Required work »
From the records below, pull each line that has "this".

Listed entries »
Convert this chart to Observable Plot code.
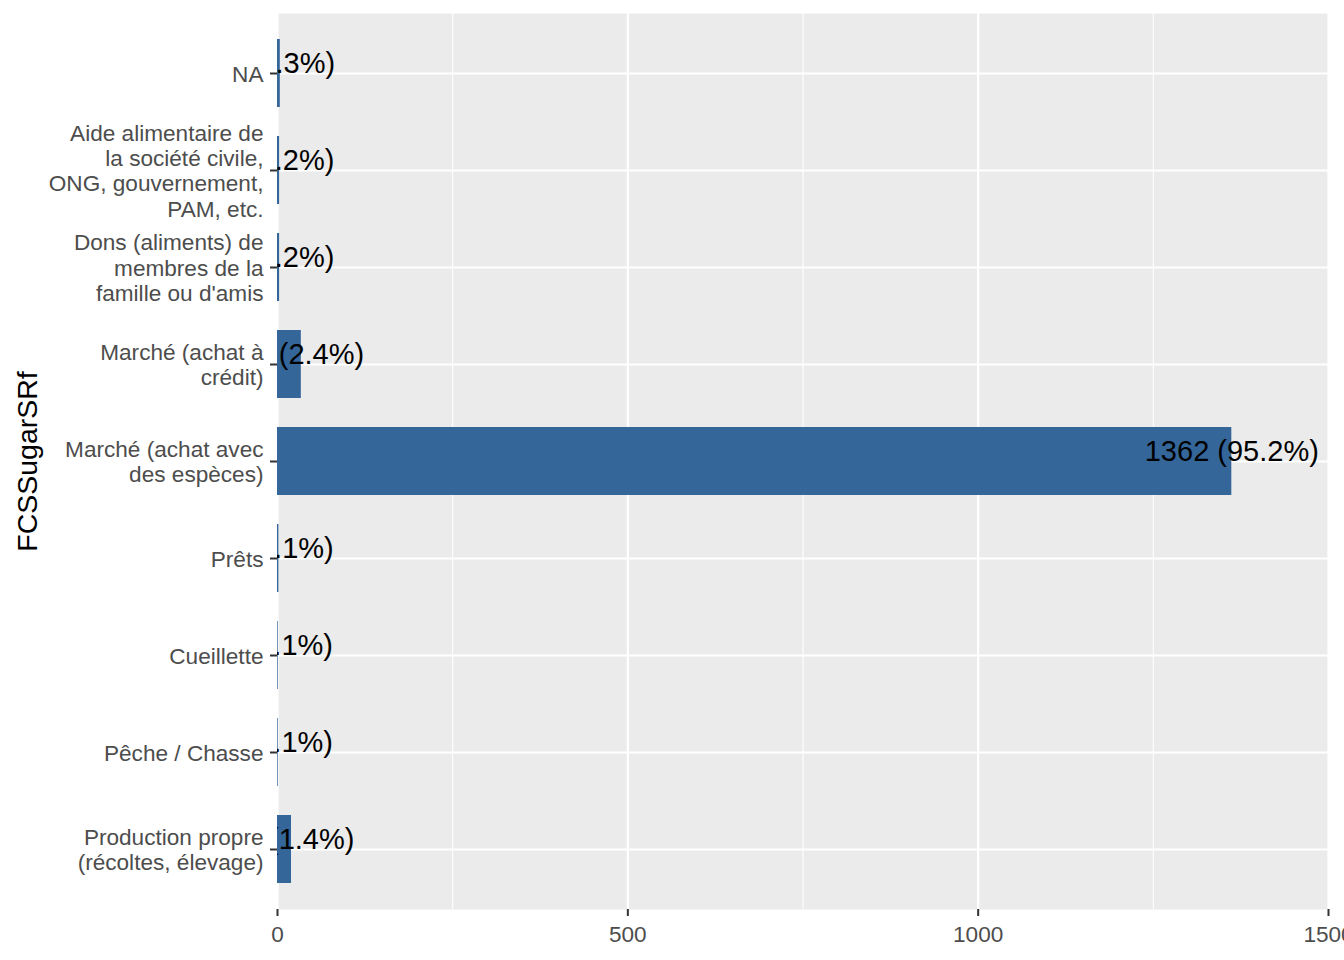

---

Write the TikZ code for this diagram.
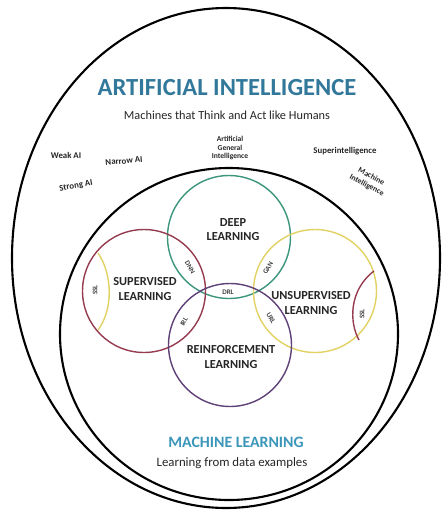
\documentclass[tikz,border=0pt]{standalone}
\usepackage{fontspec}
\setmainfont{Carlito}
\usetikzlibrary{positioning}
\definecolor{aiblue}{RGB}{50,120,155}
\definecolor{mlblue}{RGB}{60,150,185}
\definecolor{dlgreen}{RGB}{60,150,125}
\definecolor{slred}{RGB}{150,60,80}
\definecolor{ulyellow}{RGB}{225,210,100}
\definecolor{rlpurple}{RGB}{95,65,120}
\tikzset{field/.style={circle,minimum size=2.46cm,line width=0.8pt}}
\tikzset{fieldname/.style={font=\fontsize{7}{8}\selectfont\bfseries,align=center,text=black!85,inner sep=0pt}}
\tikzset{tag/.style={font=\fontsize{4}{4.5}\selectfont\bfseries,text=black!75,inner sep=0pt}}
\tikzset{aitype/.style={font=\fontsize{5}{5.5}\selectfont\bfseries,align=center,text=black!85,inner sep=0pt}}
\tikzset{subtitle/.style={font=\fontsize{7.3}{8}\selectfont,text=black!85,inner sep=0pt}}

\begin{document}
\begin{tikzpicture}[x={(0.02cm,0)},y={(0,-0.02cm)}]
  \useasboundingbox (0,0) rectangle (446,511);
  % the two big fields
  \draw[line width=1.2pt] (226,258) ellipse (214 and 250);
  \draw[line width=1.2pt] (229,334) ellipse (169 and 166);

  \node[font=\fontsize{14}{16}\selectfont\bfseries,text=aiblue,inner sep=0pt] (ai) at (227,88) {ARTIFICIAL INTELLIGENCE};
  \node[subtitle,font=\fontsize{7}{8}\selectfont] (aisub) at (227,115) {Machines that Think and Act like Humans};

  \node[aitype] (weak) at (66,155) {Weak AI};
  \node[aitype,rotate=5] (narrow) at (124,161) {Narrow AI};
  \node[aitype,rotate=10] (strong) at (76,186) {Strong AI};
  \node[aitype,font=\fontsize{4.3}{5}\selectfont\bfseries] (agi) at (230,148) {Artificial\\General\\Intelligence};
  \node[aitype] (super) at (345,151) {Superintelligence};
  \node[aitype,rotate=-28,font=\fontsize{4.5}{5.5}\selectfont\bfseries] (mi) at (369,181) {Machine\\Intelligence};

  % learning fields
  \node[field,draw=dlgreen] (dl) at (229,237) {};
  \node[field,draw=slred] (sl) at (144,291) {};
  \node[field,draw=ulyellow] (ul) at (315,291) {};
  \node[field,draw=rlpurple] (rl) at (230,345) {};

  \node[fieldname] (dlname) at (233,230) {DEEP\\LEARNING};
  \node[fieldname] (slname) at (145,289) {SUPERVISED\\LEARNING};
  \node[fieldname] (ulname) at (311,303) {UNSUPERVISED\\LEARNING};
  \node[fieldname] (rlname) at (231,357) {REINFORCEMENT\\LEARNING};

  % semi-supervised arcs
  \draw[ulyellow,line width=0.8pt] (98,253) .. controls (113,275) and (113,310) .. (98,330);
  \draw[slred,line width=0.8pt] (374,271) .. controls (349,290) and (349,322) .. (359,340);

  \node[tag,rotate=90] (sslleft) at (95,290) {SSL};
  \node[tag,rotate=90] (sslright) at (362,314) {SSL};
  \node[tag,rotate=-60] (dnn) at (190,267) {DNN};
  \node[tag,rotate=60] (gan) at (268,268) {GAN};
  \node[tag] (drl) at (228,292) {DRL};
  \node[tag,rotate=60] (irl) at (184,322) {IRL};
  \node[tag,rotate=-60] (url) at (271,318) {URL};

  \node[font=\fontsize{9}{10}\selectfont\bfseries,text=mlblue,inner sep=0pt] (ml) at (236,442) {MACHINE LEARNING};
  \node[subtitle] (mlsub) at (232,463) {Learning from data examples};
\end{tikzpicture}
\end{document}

---

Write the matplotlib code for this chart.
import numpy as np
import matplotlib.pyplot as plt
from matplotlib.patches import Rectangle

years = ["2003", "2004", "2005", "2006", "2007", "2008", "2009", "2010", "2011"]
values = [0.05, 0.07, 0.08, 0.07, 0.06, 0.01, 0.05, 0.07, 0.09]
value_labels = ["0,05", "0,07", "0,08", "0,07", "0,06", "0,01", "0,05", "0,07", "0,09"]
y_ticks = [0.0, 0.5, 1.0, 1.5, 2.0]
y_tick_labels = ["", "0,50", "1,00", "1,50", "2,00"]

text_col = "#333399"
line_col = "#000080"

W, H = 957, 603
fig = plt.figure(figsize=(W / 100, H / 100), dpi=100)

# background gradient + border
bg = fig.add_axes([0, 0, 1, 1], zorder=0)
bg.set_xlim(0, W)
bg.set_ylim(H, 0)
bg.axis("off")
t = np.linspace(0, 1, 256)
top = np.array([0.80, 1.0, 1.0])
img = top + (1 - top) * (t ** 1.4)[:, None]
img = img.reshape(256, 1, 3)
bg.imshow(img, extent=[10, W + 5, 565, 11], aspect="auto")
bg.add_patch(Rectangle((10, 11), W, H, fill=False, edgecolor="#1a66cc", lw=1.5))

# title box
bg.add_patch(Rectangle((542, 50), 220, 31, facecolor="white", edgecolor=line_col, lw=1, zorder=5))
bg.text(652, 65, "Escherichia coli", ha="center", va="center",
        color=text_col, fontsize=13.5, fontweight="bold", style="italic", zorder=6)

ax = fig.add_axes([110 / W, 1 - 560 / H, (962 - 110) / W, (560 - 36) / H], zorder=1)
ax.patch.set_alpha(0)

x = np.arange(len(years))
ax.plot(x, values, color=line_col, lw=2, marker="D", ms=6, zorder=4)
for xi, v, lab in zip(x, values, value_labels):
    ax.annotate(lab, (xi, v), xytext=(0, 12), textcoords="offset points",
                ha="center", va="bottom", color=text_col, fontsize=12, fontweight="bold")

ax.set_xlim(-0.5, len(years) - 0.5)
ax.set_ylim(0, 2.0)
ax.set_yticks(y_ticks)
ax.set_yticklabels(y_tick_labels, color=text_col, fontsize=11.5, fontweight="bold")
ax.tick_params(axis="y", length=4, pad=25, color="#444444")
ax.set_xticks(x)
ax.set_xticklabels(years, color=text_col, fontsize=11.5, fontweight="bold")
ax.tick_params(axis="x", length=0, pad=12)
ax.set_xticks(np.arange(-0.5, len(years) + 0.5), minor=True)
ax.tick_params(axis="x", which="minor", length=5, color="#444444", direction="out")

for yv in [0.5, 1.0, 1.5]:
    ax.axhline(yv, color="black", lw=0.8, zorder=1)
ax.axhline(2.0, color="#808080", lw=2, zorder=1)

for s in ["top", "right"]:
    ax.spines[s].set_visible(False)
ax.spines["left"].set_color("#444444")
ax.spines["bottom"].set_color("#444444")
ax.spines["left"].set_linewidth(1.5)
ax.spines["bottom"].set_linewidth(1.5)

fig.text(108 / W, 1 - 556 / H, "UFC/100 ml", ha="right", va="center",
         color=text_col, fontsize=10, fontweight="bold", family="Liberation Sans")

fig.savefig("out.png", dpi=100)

Full answer »
Convert this chart to Observable Plot code.
Write the TikZ code for this diagram.
Write the matplotlib code for this chart.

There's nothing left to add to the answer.